▶ [INSTRUCTIONS FOR THE TASK] Out of the lines in this data, how many include "matplotlib"? Give the number and nothing else.

▶ [DATA]

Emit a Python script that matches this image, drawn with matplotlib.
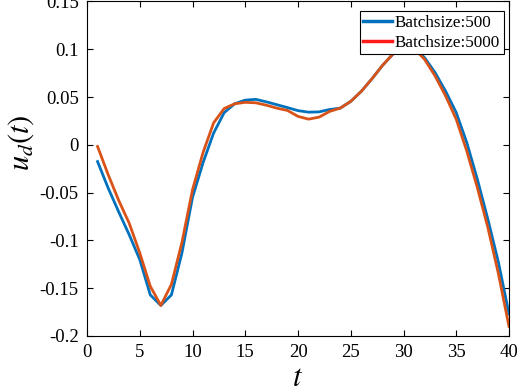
import matplotlib
matplotlib.use("Agg")
import matplotlib.pyplot as plt
from matplotlib.lines import Line2D

t = list(range(1, 41))
batch500 = [-0.0175, -0.045, -0.070, -0.094, -0.120, -0.157, -0.168, -0.157, -0.113, -0.055,
            -0.0186, 0.0123, 0.0337, 0.043, 0.0468, 0.0476, 0.045, 0.042, 0.039, 0.0358,
            0.0342, 0.0345, 0.037, 0.0384, 0.0455, 0.056, 0.069, 0.083, 0.095, 0.104,
            0.102, 0.0912, 0.0755, 0.056, 0.0337, 0.0023, -0.036, -0.078, -0.123, -0.177]
batch5000 = [-0.0017, -0.031, -0.058, -0.082, -0.113, -0.148, -0.168, -0.146, -0.102, -0.047,
             -0.008, 0.023, 0.038, 0.043, 0.0445, 0.044, 0.0415, 0.0384, 0.036, 0.0298,
             0.0269, 0.029, 0.035, 0.0384, 0.0455, 0.056, 0.069, 0.083, 0.095, 0.104,
             0.101, 0.0894, 0.072, 0.051, 0.0267, -0.0065, -0.0448, -0.0866, -0.135, -0.19]
labels = ["Batchsize:500", "Batchsize:5000"]
xticks = [0, 5, 10, 15, 20, 25, 30, 35, 40]
yticks = [-0.2, -0.15, -0.1, -0.05, 0, 0.05, 0.1, 0.15]
yticklabels = ["-0.2", "-0.15", "-0.1", "-0.05", "0", "0.05", "0.1", "0.15"]

plt.rcParams['font.family'] = ['Liberation Serif', 'DejaVu Serif']
plt.rcParams['mathtext.fontset'] = 'stix'

W, H = 518, 392
fig = plt.figure(figsize=(W / 100, H / 100), dpi=100)
ax = fig.add_axes([87 / W, 1 - 336 / H, (509 - 87) / W, (336 - 1.5) / H])

c_blue = '#0072BD'
c_red = '#D95319'
ax.plot(t, batch500, color=c_blue, lw=2.0)
ax.plot(t, batch5000, color=c_red, lw=2.0)

ax.set_xlim(0, 40)
ax.set_ylim(-0.2, 0.15)
ax.set_xticks(xticks)
ax.set_xticklabels([str(v) for v in xticks])
ax.set_yticks(yticks)
ax.set_yticklabels(yticklabels)
ax.tick_params(direction='in', top=True, right=True, labelsize=13.5, length=4, width=0.8, pad=6)
for s in ax.spines.values():
    s.set_linewidth(0.8)

ax.set_xlabel('$t$', fontsize=22, labelpad=2)
ax.set_ylabel('$u_d(t)$', fontsize=22)
ax.yaxis.set_label_coords(-0.122, 0.578)

handles = [Line2D([], [], color=c_blue, lw=2.5), Line2D([], [], color='#FF1A1A', lw=2.5)]
leg = ax.legend(handles, labels, loc='upper right', fontsize=12.3, frameon=True, fancybox=False,
                edgecolor='black', framealpha=1, borderpad=0.22, handlelength=1.65,
                handletextpad=0.2, labelspacing=0.22, borderaxespad=0,
                bbox_to_anchor=(504 / W, 1 - 11 / H), bbox_transform=fig.transFigure)
leg.get_frame().set_linewidth(0.8)

fig.savefig('out.png', dpi=100)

▶ [RESPONSE FOR THIS EXERCISE] 5